Wie hat sich die SWG auf die drohende Energiemangellage vorbereitet?
Beim Strom bereiten wir uns für den Ernstfall vor, dass die Organisation für die Stromversorgung in ausserordentlichen Lagen (OSTRAL) tatsächlich Netzabschaltungen verfügt. Die Umsetzung ist nicht trivial, da gewisse besonders wichtige Verbraucher wie die Anlagen der Wasserversorgung von den Netzabschaltungen ausgenommen sind. Deshalb haben wir detaillierte Schaltpläne erarbeitet. Weiter wollen wir sicherstellen, dass die Wasserversorgung sogar bei einem ungeplanten Stromunterbruch mehrere Tage lang weiterfunktioniert.

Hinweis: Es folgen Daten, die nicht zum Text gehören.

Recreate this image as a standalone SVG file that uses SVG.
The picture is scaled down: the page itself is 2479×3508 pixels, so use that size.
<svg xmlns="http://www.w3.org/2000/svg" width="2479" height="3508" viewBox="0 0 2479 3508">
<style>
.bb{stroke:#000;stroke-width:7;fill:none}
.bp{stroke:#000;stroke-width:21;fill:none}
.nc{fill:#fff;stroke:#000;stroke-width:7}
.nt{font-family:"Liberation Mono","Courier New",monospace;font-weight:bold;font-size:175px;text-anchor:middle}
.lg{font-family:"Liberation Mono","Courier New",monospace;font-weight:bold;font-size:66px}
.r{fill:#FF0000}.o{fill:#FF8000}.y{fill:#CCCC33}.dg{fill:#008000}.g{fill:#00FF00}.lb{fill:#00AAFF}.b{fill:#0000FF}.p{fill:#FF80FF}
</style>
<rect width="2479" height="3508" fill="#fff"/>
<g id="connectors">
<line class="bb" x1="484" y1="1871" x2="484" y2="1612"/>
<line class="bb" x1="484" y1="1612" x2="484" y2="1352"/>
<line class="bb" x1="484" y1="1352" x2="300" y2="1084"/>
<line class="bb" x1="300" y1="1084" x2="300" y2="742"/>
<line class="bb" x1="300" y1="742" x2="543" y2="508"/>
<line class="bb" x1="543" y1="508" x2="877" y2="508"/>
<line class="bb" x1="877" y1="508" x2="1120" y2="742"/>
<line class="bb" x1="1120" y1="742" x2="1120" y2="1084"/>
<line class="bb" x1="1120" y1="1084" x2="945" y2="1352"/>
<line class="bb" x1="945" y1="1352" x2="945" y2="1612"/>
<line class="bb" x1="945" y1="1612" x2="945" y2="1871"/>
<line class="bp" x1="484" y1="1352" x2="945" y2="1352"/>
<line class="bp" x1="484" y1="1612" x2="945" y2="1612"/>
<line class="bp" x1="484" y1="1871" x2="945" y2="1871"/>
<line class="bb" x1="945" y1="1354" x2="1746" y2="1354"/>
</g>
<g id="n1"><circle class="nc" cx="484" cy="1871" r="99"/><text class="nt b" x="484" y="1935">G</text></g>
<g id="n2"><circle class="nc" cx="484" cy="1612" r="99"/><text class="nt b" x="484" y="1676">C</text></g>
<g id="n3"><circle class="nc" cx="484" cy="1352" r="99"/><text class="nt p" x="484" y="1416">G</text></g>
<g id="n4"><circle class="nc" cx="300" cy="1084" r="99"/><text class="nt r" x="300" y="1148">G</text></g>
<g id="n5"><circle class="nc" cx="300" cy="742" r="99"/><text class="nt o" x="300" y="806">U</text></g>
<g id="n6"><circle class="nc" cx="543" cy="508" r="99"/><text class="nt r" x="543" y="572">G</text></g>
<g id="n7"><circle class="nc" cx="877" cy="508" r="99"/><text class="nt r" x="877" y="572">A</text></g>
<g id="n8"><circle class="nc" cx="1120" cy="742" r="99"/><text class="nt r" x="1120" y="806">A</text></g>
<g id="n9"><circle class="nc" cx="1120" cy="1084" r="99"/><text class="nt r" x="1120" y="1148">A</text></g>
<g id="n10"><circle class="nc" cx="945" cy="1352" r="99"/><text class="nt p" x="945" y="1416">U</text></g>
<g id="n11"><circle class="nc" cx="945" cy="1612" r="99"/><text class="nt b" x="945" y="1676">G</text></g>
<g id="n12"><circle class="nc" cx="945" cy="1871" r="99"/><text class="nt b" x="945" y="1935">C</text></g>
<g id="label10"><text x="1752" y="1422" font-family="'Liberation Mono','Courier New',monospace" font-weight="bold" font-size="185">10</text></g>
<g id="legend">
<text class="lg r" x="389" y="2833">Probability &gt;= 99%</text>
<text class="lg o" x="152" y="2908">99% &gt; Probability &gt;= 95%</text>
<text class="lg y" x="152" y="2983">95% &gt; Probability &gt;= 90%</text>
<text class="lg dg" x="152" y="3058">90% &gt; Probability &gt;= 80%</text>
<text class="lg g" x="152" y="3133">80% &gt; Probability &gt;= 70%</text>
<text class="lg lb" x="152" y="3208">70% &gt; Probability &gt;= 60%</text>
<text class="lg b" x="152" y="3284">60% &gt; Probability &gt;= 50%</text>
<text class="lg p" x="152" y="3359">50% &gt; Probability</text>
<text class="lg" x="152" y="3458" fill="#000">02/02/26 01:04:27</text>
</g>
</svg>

Dazu haben wir Notstromgeneratoren gekauft und machen die Pumpwerke sowie die Steuerungen notstromfähig.
Und welche Massnahmen haben Sie bei der Gasversorgung ergriffen?

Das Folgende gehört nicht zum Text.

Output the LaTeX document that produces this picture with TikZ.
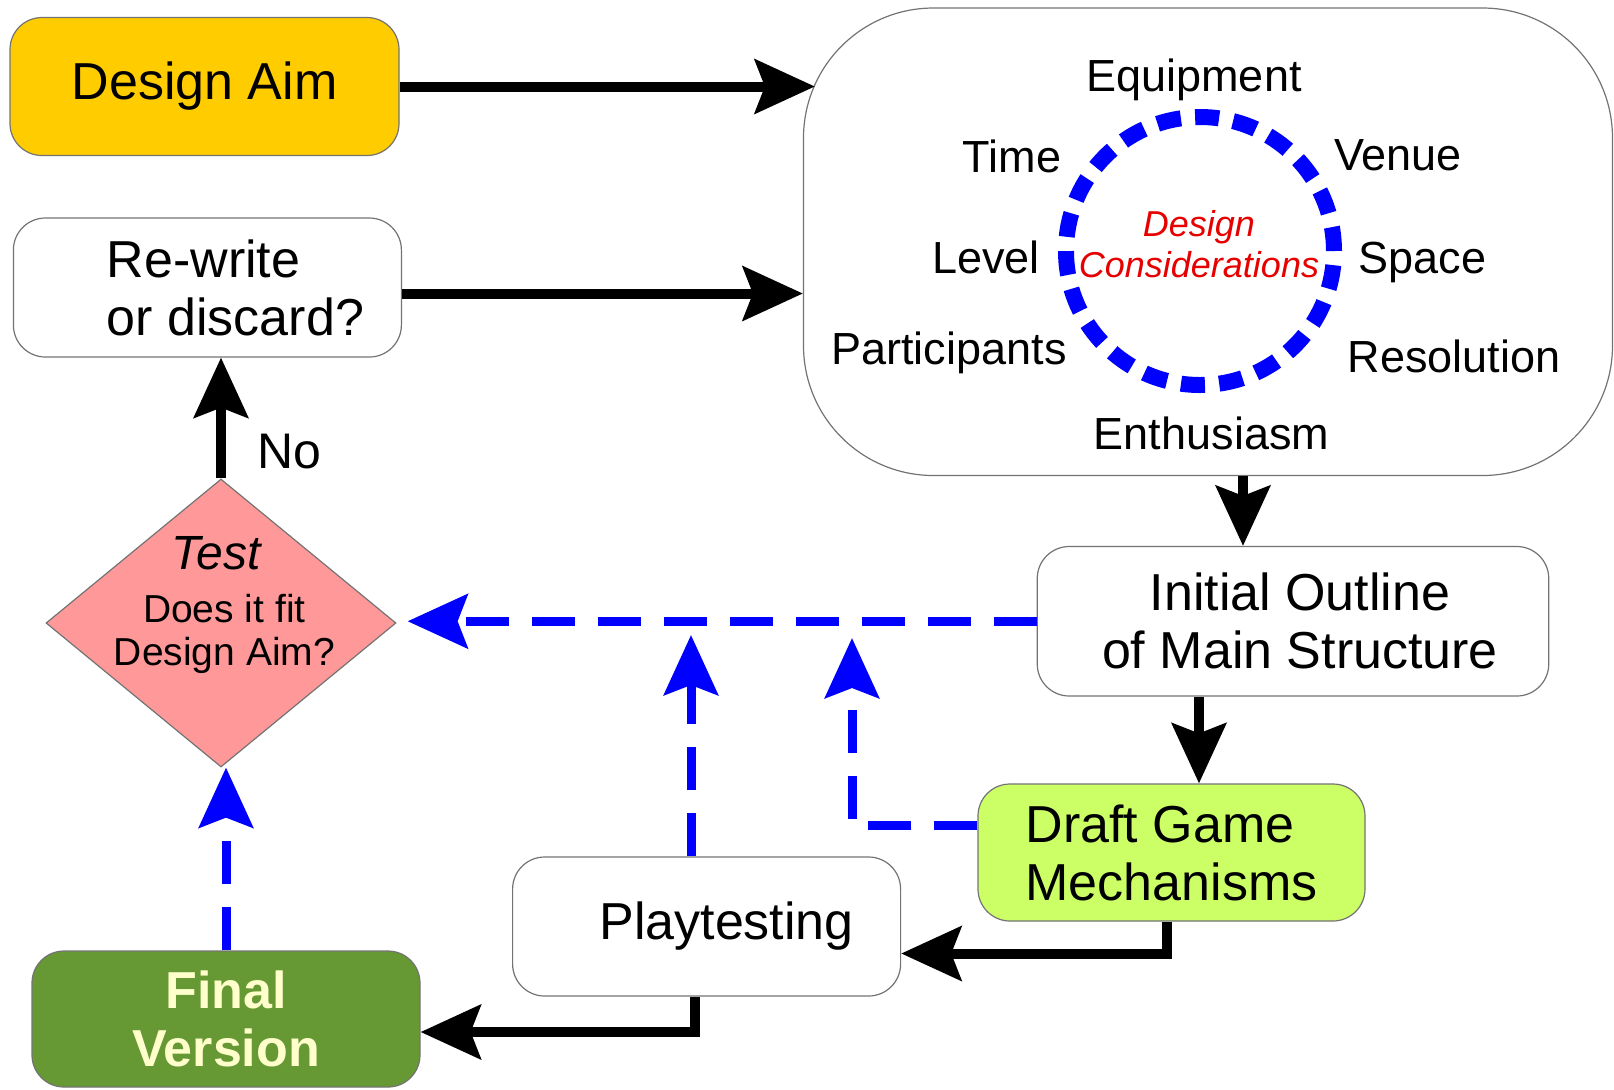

Hier hat sich unsere Vorlieferantin, die Gasverbund Mittelland AG, grosse Speicherkapazitäten in Frankreich gesichert. Aus diesem Speicher können wir viel Gas beziehen. In unserem Versorgungsgebiet haben wir Gespräche mit allen industriellen Gaskunden geführt und sie im Detail über die Situation informiert. Jene mit Zweistoffanlagen, die sich neben Gas auch mit Öl betreiben lassen, haben ihre Öltanks gefüllt, um für eine Umschaltung gerüstet zu sein. Zusätzlich zu solchen kurzfristigen Massnahmen arbeiten wir auch an mittelfristigen, um die Versorgungssicherheit zu stärken.
Zum Beispiel?
Um mehr eigenes Biogas zu produzieren und weniger abhängig von Erdgas zu sein, wollen wir unsere Biogas-Aufbereitungsanlage bei der ARA Regio Grenchen intensiver nutzen. Die Idee: Wir beziehen von regionalen Bauernbetrieben Mist und Gülle. Dieses Substrat vergären wir zu Rohbiogas, das wir dann zu Biogas mit Erdgasqualität aufbereiten. Weiter erarbeiten wir ein Projekt, um Blockheizkraftwerke für die Notstromversorgung zu erstellen. So könnten wir im Notfall die wichtigsten Infrastrukturen wie etwa die Wasserversorgung sowie Industriebetriebe weiterhin mit Strom versorgen. Auf politischer Ebene setzen wir uns dafür ein, dass Projekte für die einheimische Stromproduktion rasch deblockiert werden.
Woran denken Sie dabei?
In erster Linie natürlich an Windprojekte wie unseren Windpark auf dem Grenchenberg. Denn Windenergieanlagen produzieren einen grossen Teil ihres Stroms im Winter – also dann, wenn er besonders dringend benötigt wird. Auch Solaranlagen in den Alpen über der Nebelgrenze und weitere Wasserkraftkapazitäten müssen sich schneller realisieren lassen. Dazu braucht es vereinfachte und beschleunigte Bewilligungsverfahren. Die aktuellen Diskussionen im Bundesparlament gehen in die richtige Richtung, damit wir die einheimische Stromproduktion endlich stark ausbauen können.